- YOUR OBJECTIVE
Filter these entries, keeping only lines that hold the word "matplotlib".

-------

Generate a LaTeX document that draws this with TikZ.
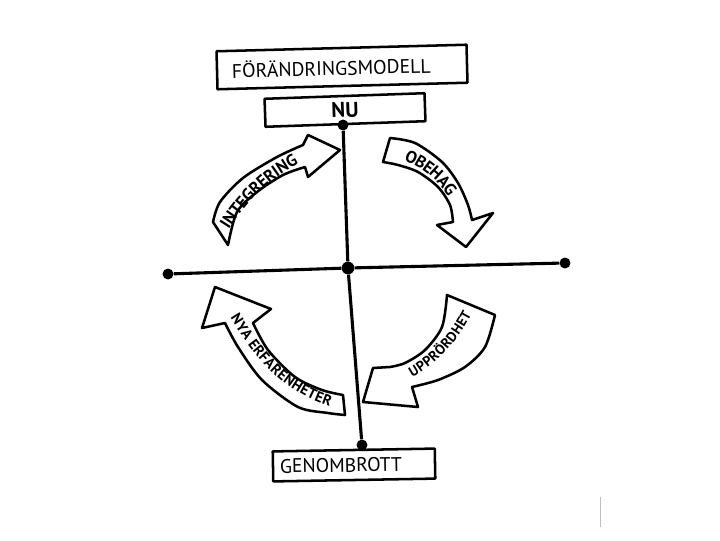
\documentclass[tikz,border=0pt]{standalone}
\usepackage{fontspec}
\setmainfont{PT Sans}
\usetikzlibrary{decorations.text}

\begin{document}
\begin{tikzpicture}[x=0.025cm, y=0.025cm, line join=round,
        p/.style={circle, fill=black, inner sep=0pt, minimum width=7.8pt},
        box/.style={draw, line width=1.8pt, inner ysep=0pt, align=left},
        arr/.style={draw, fill=white, line width=1.8pt},
        axis/.style={line width=2.2pt},
        lbl/.style={decorate, decoration={text along path,
                        text align=center, raise=-3.8pt}}]
    \useasboundingbox (0,0) rectangle (720,540);
    % boxes
    \node[box, rotate=1.5, minimum height=0.95cm, text width=5.5cm,
          inner xsep=0.375cm] (title) at (342,473)
          {\fontsize{14}{16}\selectfont FÖRÄNDRINGSMODELL};
    \node[box, rotate=2, minimum width=4cm, minimum height=0.7cm,
          align=center] (nu) at (345,430) {\bfseries\fontsize{15}{18}\selectfont NU};
    \node[box, rotate=1, minimum height=0.75cm, text width=3.7cm,
          inner xsep=0.175cm] (gen) at (354,75)
          {\fontsize{14}{16}\selectfont GENOMBROTT};
    % axes
    \node[p] (top) at (343,415) {};
    \node[p, minimum width=9pt] (mid) at (348,272) {};
    \node[p] (bot) at (362,95) {};
    \node[p] (left) at (168,266) {};
    \node[p] (right) at (565,277) {};
    \draw[axis] (top) -- (mid) -- (bot)
                (left) -- (mid) -- (right);
    % arrows
    \draw[arr] plot[smooth] coordinates {(213,318) (220,338) (243,362) (277,383) (303,395)}
        -- (308,405) -- (340,390) -- (308,363)
        -- plot[smooth] coordinates {(305,373) (283,365) (257,348) (237,328) (228,295)} -- cycle;
    \draw[arr] plot[smooth] coordinates {(390,402) (415,397) (442,378) (458,357) (468,335) (472,320)}
        -- (493,327) -- (466,293) -- (437,315)
        -- plot[smooth] coordinates {(453,318) (450,335) (438,353) (418,368) (398,375) (383,378)} -- cycle;
    \draw[arr] plot[smooth] coordinates {(495,225) (485,193) (465,173) (438,160) (412,153)}
        -- (418,133) -- (363,138) -- (373,172)
        -- plot[smooth] coordinates {(390,173) (405,177) (425,190) (442,213) (447,245)} -- cycle;
    \draw[arr] plot[smooth] coordinates {(345,125) (328,127) (298,133) (262,160) (238,193) (225,217)}
        -- (202,212) -- (215,253) -- (271,231)
        -- plot[smooth] coordinates {(253,217) (268,190) (295,163) (322,150) (343,145)} -- cycle;
    % labels
    \path[lbl, decoration={text={|\bfseries\fontsize{12}{14}\selectfont|INTEGRERING}}]
        (219,304) .. controls (240,341) and (269,370) .. (306,385);
    \path[lbl, decoration={text={|\bfseries\fontsize{12}{14}\selectfont|OBEHAG}}]
        (386,390) .. controls (422,384) and (448,362) .. (462,328);
    \path[lbl, decoration={text={|\bfseries\fontsize{10}{12}\selectfont|UPPRÖRDHET}}]
        (401,163) .. controls (433,177) and (457,205) .. (471,237);
    \path[lbl, decoration={text={|\bfseries\fontsize{10.5}{12}\selectfont|NYA ERFARENHETER}}]
        (228,236) .. controls (260,183) and (284,151) .. (344,135);
    \draw[black!25, line width=0.6pt] (600,13) -- (600,43);
\end{tikzpicture}
\end{document}
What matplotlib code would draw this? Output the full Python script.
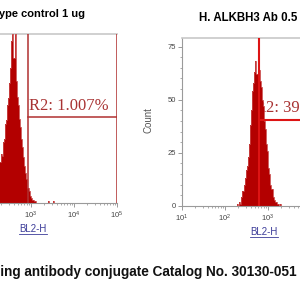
import matplotlib
matplotlib.use("Agg")
import matplotlib.pyplot as plt
import numpy as np
from matplotlib.lines import Line2D
from matplotlib.ticker import FuncFormatter, LogLocator, MultipleLocator

plt.rcParams["font.family"] = ["Liberation Sans", "DejaVu Sans"]

# histogram data (log10 bins, 0.025 decade wide)
BIN_STEP = 0.025
iso_start = 1.767
iso_counts = [1, 2, 3, 4, 5, 6, 7, 8, 9, 10,
              11, 13, 14, 15, 17, 18, 20, 21, 22, 23,
              24, 29, 28, 36, 38, 47, 49, 58, 62, 71,
              80, 96, 108, 86, 102, 72, 63, 58, 50, 45,
              38, 33, 27, 22, 18, 14, 9, 7, 4, 3,
              2, 2, 1, 1, 0, 0, 0, 0, 0, 0,
              0, 0, 0, 0, 0, 1, 0, 0, 0, 0, 1]
ab_start = 2.256
ab_counts = [0, 1, 0, 2, 1, 4, 7, 10, 13, 17,
             19, 23, 29, 38, 45, 54, 58, 63, 68, 62,
             69, 64, 59, 56, 50, 47, 40, 36, 29, 26,
             18, 15, 10, 8, 4, 3, 2, 2, 1, 1, 0, 1, 0]

titles = ["Isotype control 1 ug", "H. ALKBH3 Ab 0.5 ug"]
gate_labels = ["R2: 1.007%", "R2: 39.35%"]
gate_x = [10 ** 2.93, 10 ** 2.79]
gate_y = [51, 40.6]
label_x = [10 ** 2.95, 10 ** 2.70]
y_limits = [100, 79]
caption = "Staining antibody conjugate Catalog No. 30130-051"

fig = plt.figure(figsize=(3, 3), dpi=100)
fig.patch.set_facecolor("white")

ax_iso = fig.add_axes([-55 / 300, 1 - 203 / 300, 172 / 300, 169 / 300])
ax_ab = fig.add_axes([182 / 300, 1 - 206 / 300, 172 / 300, 168 / 300])


def log_label(v, pos):
    return r"$\mathregular{10^{%d}}$" % round(np.log10(v))


underline_texts = []
for i, (ax, start, counts) in enumerate(
    [(ax_iso, iso_start, iso_counts), (ax_ab, ab_start, ab_counts)]
):
    edges = 10 ** (start + BIN_STEP * np.arange(len(counts) + 1))
    ax.stairs(counts, edges, fill=True, color="#b30000", zorder=2)
    ax.stairs(counts, edges, color="#c84646", lw=0.6, zorder=3)

    ax.set_xscale("log")
    ax.set_xlim(10, 1e5)
    ax.set_ylim(0, y_limits[i])
    ax.xaxis.set_major_locator(LogLocator(base=10, numticks=10))
    ax.xaxis.set_minor_locator(LogLocator(base=10, subs=np.arange(2, 10), numticks=10))
    ax.xaxis.set_major_formatter(FuncFormatter(log_label))

    for side in ["left", "bottom"]:
        ax.spines[side].set_color("#9a9a9a")
        ax.spines[side].set_linewidth(0.8)
    ax.spines["top"].set_color("#c8c8c8")
    ax.spines["top"].set_linewidth(1.2)
    ax.spines["right"].set_visible(False)
    ax.tick_params(which="major", direction="out", length=3, width=0.6,
                   color="#8a8a8a", labelsize=5.5, labelcolor="#444444", pad=1.5)
    ax.tick_params(which="minor", direction="out", length=1.5, width=0.5,
                   color="#8a8a8a")

    # gate R2
    line_color = "#b03030" if i == 0 else "#dd1414"
    lw = 1.1 if i == 0 else 1.5
    ax.axvline(gate_x[i], color=line_color, lw=lw, zorder=4)
    ax.plot([gate_x[i], 1e5], [gate_y[i], gate_y[i]], color=line_color, lw=lw, zorder=4)
    ax.axvline(1e5, color=line_color, lw=lw, zorder=4)
    ax.text(label_x[i], gate_y[i] + 1.5, gate_labels[i], family="Liberation Serif",
            fontsize=12, color="#a83232", ha="left", va="bottom", zorder=1)

    t = ax.text(0.512 if i == 0 else 0.477, -0.155, "BL2-H", transform=ax.transAxes,
                ha="center", va="center", fontsize=7, color="#3c3c99")
    underline_texts.append(t)

ax_iso.set_title(titles[0], fontsize=8, fontweight="bold", pad=12, x=0.505)
fig.text(199 / 300, 1 - 18 / 300, titles[1], ha="left", va="center",
         fontsize=8.3, fontweight="bold")

ax_iso.set_yticks([])
ax_iso.spines["left"].set_visible(False)
ax_ab.set_yticks([0, 25, 50, 75])
ax_ab.yaxis.set_minor_locator(MultipleLocator(5))
ax_ab.set_ylabel("Count", fontsize=7, color="#555555")
ax_ab.yaxis.set_label_coords(-0.163, 0.51)

fig.text(297 / 300, 1 - 272 / 300, caption, ha="right", va="center",
         fontsize=9.8, fontweight="bold", color="#111111")

fig.canvas.draw()
renderer = fig.canvas.get_renderer()
for t in underline_texts:
    bb = t.get_window_extent(renderer).transformed(fig.transFigure.inverted())
    fig.add_artist(Line2D([bb.x0, bb.x1], [bb.y0, bb.y0], color="#3c3c99", lw=0.6))

fig.savefig("out.png", dpi=100)
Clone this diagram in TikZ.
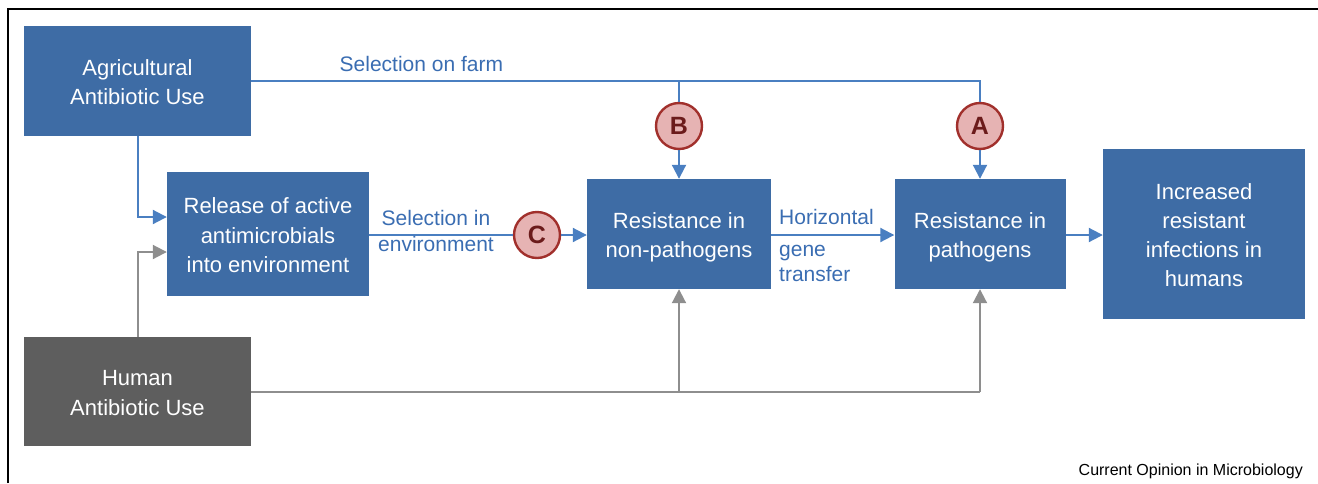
\documentclass[tikz,border=0pt]{standalone}
\usepackage{fontspec}
\setmainfont{Liberation Sans}
\usetikzlibrary{arrows.meta}
\definecolor{boxblue}{HTML}{3E6CA5}
\definecolor{boxgray}{HTML}{5E5E5E}
\definecolor{lineblue}{HTML}{4A7FC1}
\definecolor{linegray}{HTML}{8E8E8E}
\definecolor{txtblue}{HTML}{3A6DB2}
\definecolor{cfill}{HTML}{E6B3B3}
\definecolor{cdraw}{HTML}{A1302C}
\definecolor{cletter}{HTML}{6B1B1B}
\newcommand{\bxstrut}{\rule[-4pt]{0pt}{26pt}}
\tikzset{
  bbox/.style={rectangle, fill=boxblue, text=white, align=center, inner sep=0pt,
    font=\fontsize{22}{29.3}\selectfont},
  gbox/.style={bbox, fill=boxgray},
  badge/.style={circle, fill=cfill, draw=cdraw, line width=2.4pt, minimum size=46pt,
    inner sep=0pt, text=cletter, font=\fontsize{25}{25}\selectfont\bfseries},
  bline/.style={draw=lineblue, line width=2pt},
  gline/.style={draw=linegray, line width=2pt},
  barrow/.style={bline, -{Triangle[length=14pt,width=14pt]}},
  garrow/.style={gline, -{Triangle[length=14pt,width=14pt]}},
  lbl/.style={text=txtblue, inner sep=0pt, font=\fontsize{21}{26}\selectfont},
}
\begin{document}
\begin{tikzpicture}[x=1pt,y=-1pt]
\useasboundingbox (0,0) rectangle (1318,483);
\draw[line width=1.3pt, black] (8,483) -- (8,9) -- (1318,9);

\node[bbox, minimum width=227pt, minimum height=110pt] (agri) at (137.5,81) {\bxstrut Agricultural\\Antibiotic Use\bxstrut};
\node[gbox, minimum width=227pt, minimum height=109pt] (human) at (137.5,391.5) {\bxstrut Human\\Antibiotic Use\bxstrut};
\node[bbox, minimum width=202pt, minimum height=124pt] (release) at (268,234) {\bxstrut Release of active\\antimicrobials\\into environment\bxstrut};
\node[bbox, minimum width=184pt, minimum height=110pt] (nonpath) at (679,234) {\bxstrut Resistance in\\non-pathogens\bxstrut};
\node[bbox, minimum width=171pt, minimum height=110pt] (path) at (980,234) {\bxstrut Resistance in\\pathogens\bxstrut};
\node[bbox, minimum width=202pt, minimum height=170pt] (inc) at (1204,234) {\bxstrut Increased\\resistant\\infections in\\humans\bxstrut};

\node[badge] (B) at (679,126) {B};
\node[badge] (A) at (980,126) {A};
\node[badge] (C) at (537,235) {C};

\coordinate (fb) at (B |- agri.east);
\coordinate (hb1) at (nonpath.south |- human.east);
\coordinate (hb2) at (path.south |- human.east);

% agricultural connections
\draw[bline] (agri.east) -- (fb) -| (A.north);
\draw[bline] (fb) -- (B.north);
\draw[barrow] (B.south) -- (nonpath.north);
\draw[barrow] (A.south) -- (path.north);
\draw[barrow] (agri.south) |- ([yshift=17pt]release.west);

% human connections
\draw[garrow] (human.north) |- ([yshift=-18pt]release.west);
\draw[gline] (human.east) -- (hb2);
\draw[garrow] (hb1) -- (nonpath.south);
\draw[garrow] (hb2) -- (path.south);

% main chain
\draw[bline] (release.east |- C.west) -- (C.west);
\draw[barrow] (C.east) -- (nonpath.west |- C.east);
\draw[barrow] (nonpath.east |- C.east) -- (path.west |- C.east);
\draw[barrow] (path.east |- C.east) -- (inc.west |- C.east);

% labels
\node[lbl, anchor=base west] (lfarm) at (339.5,71) {Selection on farm};
\node[lbl, align=center, anchor=base] (lenv) at (436,251.5) {Selection in\\environment};
\node[lbl, anchor=base west] (lhor) at (779,224) {Horizontal};
\node[lbl, anchor=base west, align=left, font=\fontsize{21}{25.7}\selectfont] (lgene) at (779,281.7) {gene\\transfer};

\node[anchor=base east, inner sep=0pt, font=\fontsize{16}{18}\selectfont] (credit) at (1303,475) {Current Opinion in Microbiology};
\end{tikzpicture}
\end{document}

-------

- RESPONSE BELOW
What matplotlib code would draw this? Output the full Python script.
import matplotlib
matplotlib.use("Agg")
import matplotlib.pyplot as plt
from matplotlib.lines import Line2D
from matplotlib.ticker import FuncFormatter, LogLocator, MultipleLocator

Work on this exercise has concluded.